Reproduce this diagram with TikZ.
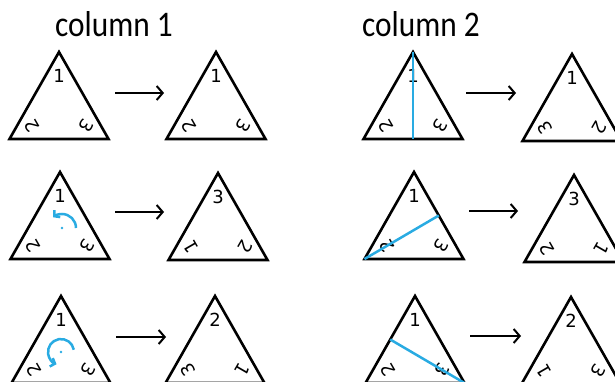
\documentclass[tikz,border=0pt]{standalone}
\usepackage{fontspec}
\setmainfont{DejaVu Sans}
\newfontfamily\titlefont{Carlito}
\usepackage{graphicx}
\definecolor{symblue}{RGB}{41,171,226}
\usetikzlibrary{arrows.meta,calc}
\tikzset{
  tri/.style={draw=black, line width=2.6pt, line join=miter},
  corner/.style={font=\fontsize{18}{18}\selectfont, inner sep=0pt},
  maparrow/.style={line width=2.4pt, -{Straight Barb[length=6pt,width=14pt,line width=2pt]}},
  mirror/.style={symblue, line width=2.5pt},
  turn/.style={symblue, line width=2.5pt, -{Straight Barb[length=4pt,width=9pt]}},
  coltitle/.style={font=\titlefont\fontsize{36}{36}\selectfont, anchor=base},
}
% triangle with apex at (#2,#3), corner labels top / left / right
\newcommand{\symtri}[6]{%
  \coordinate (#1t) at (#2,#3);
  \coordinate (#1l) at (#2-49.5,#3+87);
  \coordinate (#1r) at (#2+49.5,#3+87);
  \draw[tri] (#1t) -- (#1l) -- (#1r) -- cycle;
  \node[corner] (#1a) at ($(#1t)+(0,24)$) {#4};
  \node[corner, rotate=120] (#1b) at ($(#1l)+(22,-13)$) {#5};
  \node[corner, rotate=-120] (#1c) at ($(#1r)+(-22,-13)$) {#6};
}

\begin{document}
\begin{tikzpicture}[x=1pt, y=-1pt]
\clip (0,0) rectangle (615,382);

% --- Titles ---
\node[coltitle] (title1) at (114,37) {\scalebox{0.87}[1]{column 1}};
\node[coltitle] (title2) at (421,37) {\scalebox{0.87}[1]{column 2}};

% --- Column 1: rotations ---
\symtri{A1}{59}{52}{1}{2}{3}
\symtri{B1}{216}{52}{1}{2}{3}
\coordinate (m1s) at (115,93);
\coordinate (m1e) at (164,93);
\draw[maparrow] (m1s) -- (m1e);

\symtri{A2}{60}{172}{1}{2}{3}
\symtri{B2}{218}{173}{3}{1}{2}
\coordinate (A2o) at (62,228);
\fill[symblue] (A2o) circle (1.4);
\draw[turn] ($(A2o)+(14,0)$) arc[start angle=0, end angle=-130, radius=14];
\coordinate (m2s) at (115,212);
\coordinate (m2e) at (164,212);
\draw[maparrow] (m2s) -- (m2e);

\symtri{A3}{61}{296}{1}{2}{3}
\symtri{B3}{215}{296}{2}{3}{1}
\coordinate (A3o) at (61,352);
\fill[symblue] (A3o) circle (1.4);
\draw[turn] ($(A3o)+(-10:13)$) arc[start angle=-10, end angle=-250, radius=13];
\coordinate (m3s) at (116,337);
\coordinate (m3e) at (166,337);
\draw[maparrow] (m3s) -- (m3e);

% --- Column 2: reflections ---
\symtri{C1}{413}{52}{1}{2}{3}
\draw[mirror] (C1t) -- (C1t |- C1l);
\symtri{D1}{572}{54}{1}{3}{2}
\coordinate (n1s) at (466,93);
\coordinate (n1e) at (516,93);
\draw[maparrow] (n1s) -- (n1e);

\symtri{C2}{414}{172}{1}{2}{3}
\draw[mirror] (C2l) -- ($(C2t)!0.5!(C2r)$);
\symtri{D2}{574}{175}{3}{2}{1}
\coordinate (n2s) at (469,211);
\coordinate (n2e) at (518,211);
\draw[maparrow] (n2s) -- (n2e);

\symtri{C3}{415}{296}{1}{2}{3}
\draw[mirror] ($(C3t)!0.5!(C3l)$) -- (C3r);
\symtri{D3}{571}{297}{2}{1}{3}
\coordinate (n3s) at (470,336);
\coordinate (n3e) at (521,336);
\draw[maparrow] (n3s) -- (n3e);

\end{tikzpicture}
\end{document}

------------------------

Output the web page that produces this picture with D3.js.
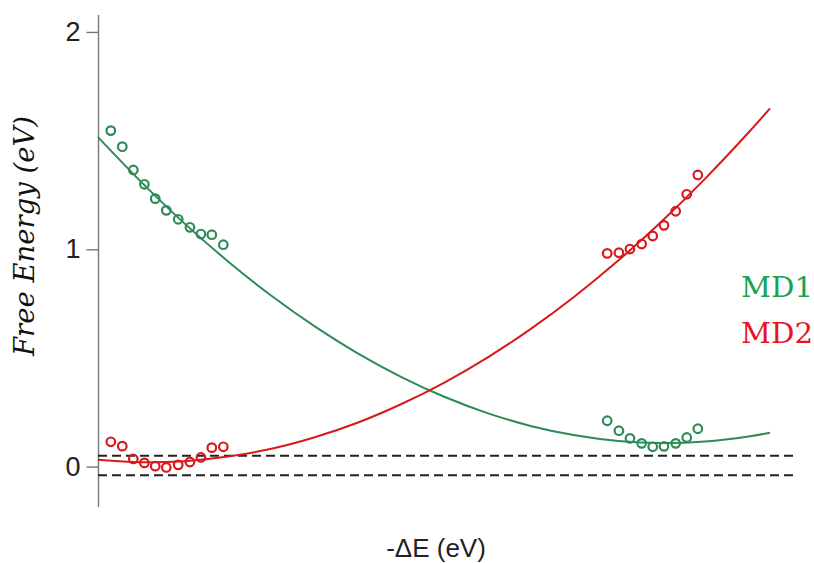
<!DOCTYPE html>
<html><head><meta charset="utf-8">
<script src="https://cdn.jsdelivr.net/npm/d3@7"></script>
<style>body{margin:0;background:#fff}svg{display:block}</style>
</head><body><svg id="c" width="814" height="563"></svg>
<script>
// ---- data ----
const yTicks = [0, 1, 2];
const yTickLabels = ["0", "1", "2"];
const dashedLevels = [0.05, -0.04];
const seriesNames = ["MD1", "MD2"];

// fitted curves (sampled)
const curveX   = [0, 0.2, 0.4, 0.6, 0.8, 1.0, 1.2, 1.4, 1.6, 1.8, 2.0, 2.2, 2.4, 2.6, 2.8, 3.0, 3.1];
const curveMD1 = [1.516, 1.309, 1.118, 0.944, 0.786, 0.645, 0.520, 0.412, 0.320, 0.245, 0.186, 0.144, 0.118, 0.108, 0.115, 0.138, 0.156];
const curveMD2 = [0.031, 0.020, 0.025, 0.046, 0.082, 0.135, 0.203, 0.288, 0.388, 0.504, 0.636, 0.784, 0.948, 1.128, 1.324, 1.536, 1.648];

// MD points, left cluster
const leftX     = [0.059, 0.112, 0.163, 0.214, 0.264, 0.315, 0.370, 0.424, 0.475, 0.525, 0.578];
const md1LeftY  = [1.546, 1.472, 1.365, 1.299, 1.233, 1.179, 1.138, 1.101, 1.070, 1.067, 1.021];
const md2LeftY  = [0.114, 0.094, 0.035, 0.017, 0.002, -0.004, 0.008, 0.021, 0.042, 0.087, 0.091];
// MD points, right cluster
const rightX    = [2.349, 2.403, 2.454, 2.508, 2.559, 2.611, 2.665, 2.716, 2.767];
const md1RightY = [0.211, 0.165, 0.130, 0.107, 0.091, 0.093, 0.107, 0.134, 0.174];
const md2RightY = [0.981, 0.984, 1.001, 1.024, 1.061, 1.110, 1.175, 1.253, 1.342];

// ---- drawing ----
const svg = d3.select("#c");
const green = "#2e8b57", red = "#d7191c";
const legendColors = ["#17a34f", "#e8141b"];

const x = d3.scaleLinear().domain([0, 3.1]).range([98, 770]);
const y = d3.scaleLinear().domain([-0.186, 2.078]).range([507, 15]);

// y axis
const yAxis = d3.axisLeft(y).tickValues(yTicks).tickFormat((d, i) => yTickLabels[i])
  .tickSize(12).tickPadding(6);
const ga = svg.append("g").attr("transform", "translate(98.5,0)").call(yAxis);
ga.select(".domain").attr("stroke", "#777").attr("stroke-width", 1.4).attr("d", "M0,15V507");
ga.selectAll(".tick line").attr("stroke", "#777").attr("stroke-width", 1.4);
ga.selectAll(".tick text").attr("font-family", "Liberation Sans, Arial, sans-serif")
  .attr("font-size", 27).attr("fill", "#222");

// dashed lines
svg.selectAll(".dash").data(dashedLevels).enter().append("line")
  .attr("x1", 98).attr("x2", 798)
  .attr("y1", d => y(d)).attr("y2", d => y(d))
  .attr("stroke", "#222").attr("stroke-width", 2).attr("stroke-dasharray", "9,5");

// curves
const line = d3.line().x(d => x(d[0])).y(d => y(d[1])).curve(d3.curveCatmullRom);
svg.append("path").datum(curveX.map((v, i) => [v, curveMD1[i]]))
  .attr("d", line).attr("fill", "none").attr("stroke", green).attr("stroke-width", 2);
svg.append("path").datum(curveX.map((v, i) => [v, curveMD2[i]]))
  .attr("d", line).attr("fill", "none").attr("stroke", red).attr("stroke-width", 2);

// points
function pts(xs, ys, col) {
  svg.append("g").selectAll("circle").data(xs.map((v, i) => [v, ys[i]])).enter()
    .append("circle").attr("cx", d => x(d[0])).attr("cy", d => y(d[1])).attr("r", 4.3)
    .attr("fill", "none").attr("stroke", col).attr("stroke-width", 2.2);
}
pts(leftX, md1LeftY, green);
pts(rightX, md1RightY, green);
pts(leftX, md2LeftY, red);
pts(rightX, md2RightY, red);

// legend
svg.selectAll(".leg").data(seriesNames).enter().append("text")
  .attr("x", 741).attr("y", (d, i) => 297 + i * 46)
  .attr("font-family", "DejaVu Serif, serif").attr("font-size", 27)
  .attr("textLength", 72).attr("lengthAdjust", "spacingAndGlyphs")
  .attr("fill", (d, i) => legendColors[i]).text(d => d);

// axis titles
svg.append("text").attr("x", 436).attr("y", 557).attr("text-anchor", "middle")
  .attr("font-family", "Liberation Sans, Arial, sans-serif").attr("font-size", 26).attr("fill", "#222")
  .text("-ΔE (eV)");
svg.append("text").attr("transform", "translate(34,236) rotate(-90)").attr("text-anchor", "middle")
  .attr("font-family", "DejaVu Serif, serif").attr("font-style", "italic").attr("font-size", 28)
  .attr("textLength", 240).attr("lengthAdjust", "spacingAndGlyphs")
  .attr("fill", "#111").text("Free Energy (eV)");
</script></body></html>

------------------------

* Stated goal *
Copy nothing but the lines above from the one with "Reproduce this diagram with TikZ." to the one with "(m1s) -- (m1e);", inclusive, word for word. Leave every picture out.

* Solution for this exercise *
Reproduce this diagram with TikZ.
\documentclass[tikz,border=0pt]{standalone}
\usepackage{fontspec}
\setmainfont{DejaVu Sans}
\newfontfamily\titlefont{Carlito}
\usepackage{graphicx}
\definecolor{symblue}{RGB}{41,171,226}
\usetikzlibrary{arrows.meta,calc}
\tikzset{
  tri/.style={draw=black, line width=2.6pt, line join=miter},
  corner/.style={font=\fontsize{18}{18}\selectfont, inner sep=0pt},
  maparrow/.style={line width=2.4pt, -{Straight Barb[length=6pt,width=14pt,line width=2pt]}},
  mirror/.style={symblue, line width=2.5pt},
  turn/.style={symblue, line width=2.5pt, -{Straight Barb[length=4pt,width=9pt]}},
  coltitle/.style={font=\titlefont\fontsize{36}{36}\selectfont, anchor=base},
}
% triangle with apex at (#2,#3), corner labels top / left / right
\newcommand{\symtri}[6]{%
  \coordinate (#1t) at (#2,#3);
  \coordinate (#1l) at (#2-49.5,#3+87);
  \coordinate (#1r) at (#2+49.5,#3+87);
  \draw[tri] (#1t) -- (#1l) -- (#1r) -- cycle;
  \node[corner] (#1a) at ($(#1t)+(0,24)$) {#4};
  \node[corner, rotate=120] (#1b) at ($(#1l)+(22,-13)$) {#5};
  \node[corner, rotate=-120] (#1c) at ($(#1r)+(-22,-13)$) {#6};
}

\begin{document}
\begin{tikzpicture}[x=1pt, y=-1pt]
\clip (0,0) rectangle (615,382);

% --- Titles ---
\node[coltitle] (title1) at (114,37) {\scalebox{0.87}[1]{column 1}};
\node[coltitle] (title2) at (421,37) {\scalebox{0.87}[1]{column 2}};

% --- Column 1: rotations ---
\symtri{A1}{59}{52}{1}{2}{3}
\symtri{B1}{216}{52}{1}{2}{3}
\coordinate (m1s) at (115,93);
\coordinate (m1e) at (164,93);
\draw[maparrow] (m1s) -- (m1e);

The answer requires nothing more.